→ Given data
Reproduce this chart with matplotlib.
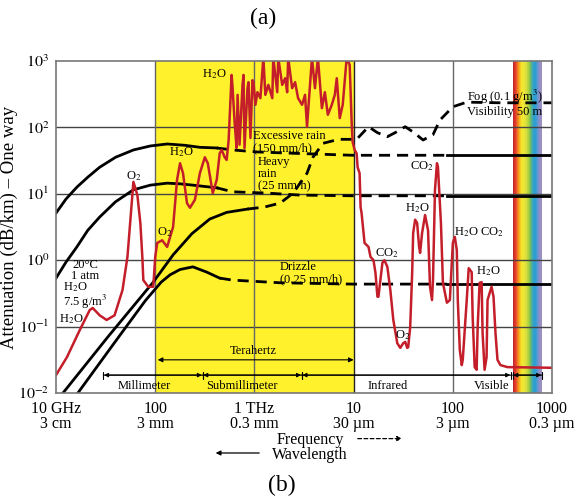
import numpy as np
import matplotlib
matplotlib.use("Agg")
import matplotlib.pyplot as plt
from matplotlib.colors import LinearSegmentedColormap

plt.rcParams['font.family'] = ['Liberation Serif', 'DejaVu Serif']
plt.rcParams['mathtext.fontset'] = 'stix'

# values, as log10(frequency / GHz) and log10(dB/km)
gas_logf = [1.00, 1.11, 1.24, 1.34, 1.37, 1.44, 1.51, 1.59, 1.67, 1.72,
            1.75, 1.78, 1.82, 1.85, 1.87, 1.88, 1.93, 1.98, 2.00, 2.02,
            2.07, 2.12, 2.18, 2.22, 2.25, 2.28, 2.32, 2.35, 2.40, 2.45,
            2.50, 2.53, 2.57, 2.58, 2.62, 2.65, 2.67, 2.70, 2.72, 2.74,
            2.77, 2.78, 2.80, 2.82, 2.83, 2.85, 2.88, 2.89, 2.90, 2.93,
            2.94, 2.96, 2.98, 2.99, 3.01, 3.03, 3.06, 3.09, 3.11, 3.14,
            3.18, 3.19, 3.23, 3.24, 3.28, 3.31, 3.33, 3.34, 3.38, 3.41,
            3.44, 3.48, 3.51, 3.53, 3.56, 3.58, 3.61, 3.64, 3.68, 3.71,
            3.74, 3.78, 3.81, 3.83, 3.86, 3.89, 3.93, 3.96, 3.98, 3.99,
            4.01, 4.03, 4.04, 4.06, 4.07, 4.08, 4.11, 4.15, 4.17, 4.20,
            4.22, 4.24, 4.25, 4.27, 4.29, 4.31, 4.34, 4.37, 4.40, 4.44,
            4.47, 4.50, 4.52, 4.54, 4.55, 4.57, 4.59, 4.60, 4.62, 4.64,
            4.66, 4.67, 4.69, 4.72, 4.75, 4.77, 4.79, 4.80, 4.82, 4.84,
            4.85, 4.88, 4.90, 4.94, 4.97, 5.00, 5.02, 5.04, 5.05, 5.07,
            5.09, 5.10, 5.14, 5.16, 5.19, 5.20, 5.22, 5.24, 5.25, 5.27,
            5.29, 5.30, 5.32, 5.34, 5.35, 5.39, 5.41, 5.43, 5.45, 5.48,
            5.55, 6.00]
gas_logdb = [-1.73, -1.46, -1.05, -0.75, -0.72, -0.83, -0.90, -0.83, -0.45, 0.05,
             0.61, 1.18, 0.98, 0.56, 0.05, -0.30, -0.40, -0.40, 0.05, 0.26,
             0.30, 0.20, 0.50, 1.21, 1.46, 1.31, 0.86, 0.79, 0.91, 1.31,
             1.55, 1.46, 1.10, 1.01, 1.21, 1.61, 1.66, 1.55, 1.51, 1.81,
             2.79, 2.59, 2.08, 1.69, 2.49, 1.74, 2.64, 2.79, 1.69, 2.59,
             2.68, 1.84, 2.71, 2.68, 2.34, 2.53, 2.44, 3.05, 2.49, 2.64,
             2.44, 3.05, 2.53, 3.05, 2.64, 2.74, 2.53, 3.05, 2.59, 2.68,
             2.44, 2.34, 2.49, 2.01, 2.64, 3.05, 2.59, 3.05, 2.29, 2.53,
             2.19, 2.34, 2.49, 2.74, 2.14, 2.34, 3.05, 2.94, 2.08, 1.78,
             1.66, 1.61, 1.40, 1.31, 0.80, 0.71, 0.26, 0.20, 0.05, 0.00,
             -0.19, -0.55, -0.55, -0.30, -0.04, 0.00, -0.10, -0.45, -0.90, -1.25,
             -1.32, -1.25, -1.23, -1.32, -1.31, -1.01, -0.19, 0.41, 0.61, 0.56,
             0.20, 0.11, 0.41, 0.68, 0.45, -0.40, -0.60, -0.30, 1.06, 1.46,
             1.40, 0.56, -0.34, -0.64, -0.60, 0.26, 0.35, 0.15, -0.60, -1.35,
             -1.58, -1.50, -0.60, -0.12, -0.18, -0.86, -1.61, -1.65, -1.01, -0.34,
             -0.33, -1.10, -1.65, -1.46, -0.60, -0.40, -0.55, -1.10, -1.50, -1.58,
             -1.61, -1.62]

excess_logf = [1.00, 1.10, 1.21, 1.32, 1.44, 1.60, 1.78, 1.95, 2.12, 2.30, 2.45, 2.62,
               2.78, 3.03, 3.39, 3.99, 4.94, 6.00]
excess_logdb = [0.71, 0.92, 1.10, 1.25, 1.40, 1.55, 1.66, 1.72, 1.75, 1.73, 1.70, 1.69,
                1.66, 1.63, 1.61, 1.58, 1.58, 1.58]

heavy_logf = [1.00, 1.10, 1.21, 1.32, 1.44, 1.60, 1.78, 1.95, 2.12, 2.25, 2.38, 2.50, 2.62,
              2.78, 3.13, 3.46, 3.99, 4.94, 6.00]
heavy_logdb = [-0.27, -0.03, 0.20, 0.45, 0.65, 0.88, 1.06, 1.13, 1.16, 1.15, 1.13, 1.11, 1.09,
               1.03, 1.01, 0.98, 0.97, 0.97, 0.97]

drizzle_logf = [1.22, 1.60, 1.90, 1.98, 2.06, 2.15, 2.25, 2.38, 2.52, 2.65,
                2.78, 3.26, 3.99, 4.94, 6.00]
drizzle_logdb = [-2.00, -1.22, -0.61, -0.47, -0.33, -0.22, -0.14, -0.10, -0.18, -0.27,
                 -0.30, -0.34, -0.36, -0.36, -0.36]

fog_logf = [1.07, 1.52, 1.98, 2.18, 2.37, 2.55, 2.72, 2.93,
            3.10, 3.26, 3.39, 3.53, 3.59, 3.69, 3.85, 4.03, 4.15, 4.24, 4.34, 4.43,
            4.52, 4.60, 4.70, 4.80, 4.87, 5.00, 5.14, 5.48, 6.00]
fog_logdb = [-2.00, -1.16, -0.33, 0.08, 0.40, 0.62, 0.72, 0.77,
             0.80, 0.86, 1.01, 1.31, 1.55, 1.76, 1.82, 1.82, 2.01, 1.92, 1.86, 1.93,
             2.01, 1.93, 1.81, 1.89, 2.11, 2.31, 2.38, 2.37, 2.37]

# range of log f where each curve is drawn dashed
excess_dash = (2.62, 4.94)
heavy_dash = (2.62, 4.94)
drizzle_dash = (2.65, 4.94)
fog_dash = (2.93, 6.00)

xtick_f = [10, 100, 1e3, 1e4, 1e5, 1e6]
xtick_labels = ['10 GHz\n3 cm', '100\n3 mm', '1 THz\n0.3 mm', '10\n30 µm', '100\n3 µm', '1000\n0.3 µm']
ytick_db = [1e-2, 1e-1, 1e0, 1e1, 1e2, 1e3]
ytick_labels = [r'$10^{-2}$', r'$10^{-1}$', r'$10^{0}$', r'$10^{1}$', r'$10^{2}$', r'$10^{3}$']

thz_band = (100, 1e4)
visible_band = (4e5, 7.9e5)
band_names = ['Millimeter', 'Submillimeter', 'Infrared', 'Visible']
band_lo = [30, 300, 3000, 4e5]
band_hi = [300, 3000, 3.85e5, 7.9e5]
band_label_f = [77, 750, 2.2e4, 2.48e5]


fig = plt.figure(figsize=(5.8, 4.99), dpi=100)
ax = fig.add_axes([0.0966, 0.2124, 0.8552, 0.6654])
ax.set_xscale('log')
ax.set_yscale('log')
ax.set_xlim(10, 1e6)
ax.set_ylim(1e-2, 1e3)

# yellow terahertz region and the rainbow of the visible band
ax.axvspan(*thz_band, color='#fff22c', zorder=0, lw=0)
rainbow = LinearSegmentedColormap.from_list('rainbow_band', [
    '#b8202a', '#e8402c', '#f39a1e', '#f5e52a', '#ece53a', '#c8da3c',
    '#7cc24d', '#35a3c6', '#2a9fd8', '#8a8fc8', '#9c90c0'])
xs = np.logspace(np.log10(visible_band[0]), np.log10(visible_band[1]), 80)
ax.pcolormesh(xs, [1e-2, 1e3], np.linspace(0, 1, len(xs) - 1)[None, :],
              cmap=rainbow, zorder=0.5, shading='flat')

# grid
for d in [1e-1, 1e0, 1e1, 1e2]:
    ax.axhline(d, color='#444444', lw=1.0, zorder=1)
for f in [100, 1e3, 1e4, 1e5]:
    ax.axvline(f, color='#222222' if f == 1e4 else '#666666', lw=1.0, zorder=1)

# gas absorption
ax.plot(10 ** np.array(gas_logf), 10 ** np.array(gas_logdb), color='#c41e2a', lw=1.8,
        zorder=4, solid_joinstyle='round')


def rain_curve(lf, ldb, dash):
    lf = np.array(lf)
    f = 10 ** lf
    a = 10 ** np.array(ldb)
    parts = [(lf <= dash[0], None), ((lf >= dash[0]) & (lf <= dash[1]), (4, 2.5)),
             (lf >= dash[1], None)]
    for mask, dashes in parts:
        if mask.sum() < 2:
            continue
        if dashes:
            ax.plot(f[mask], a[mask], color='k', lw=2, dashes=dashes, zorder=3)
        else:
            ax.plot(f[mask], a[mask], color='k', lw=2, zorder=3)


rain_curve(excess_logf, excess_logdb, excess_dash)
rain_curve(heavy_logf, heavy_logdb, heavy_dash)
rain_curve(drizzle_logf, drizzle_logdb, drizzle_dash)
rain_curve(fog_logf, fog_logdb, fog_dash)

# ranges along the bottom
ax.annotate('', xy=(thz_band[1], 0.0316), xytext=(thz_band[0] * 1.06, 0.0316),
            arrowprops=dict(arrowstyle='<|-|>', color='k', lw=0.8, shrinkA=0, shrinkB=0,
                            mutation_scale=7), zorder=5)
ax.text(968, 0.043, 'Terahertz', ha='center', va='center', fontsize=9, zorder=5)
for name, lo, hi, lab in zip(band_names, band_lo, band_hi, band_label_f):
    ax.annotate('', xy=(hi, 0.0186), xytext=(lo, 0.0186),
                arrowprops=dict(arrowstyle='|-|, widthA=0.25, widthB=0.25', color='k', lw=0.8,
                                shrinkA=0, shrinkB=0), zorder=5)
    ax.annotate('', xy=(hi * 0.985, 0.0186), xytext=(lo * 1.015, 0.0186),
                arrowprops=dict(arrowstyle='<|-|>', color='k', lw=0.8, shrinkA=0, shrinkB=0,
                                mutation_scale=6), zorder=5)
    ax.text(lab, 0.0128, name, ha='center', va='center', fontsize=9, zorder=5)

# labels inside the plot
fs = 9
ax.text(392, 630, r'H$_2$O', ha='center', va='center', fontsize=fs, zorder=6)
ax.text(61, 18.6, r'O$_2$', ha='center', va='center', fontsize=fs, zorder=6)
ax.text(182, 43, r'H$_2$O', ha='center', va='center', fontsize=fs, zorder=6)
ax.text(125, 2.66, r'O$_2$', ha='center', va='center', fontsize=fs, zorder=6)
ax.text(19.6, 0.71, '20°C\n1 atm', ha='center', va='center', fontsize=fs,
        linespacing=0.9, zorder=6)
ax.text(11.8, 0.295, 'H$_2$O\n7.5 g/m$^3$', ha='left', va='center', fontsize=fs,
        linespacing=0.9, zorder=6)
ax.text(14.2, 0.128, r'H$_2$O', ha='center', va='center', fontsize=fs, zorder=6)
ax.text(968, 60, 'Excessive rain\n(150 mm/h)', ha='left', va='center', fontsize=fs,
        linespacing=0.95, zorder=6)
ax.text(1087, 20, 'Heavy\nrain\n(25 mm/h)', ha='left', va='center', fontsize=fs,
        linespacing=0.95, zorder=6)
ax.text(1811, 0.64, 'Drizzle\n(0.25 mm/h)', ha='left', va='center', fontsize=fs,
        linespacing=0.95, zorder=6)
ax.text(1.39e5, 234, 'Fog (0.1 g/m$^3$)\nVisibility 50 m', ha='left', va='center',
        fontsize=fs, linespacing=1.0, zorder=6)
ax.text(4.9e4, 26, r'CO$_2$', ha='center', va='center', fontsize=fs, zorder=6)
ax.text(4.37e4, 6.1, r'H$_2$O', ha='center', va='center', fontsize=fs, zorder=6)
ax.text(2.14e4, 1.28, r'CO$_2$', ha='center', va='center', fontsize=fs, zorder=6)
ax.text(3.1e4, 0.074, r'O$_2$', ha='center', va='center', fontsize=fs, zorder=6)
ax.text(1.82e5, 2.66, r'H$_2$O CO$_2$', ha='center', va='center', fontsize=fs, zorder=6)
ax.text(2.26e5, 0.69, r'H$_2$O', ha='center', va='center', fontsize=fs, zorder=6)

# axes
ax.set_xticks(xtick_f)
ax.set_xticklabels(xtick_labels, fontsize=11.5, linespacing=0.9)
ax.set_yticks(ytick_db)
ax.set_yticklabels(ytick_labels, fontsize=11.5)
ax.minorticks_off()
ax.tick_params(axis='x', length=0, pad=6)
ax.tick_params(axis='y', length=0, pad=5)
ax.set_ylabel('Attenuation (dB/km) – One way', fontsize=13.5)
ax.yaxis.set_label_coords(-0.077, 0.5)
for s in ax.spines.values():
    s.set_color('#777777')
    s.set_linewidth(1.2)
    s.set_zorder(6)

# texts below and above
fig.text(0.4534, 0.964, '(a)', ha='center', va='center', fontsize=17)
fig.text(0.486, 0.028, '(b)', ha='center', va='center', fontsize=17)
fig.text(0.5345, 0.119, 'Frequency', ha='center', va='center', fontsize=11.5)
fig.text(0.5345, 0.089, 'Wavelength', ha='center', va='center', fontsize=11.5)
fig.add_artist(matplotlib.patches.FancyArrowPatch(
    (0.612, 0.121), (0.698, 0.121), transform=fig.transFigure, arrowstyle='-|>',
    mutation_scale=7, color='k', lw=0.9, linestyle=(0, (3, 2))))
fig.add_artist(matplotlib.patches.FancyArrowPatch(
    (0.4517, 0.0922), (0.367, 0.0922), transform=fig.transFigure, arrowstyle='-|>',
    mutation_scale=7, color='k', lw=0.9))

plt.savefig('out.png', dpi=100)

→ Required task
Write out, word for word, the lines from the start of the data through the one holding "plt.rcParams['mathtext.fontset'] = 'stix'". Omit pictures.

→ Response to the task
Reproduce this chart with matplotlib.
import numpy as np
import matplotlib
matplotlib.use("Agg")
import matplotlib.pyplot as plt
from matplotlib.colors import LinearSegmentedColormap

plt.rcParams['font.family'] = ['Liberation Serif', 'DejaVu Serif']
plt.rcParams['mathtext.fontset'] = 'stix'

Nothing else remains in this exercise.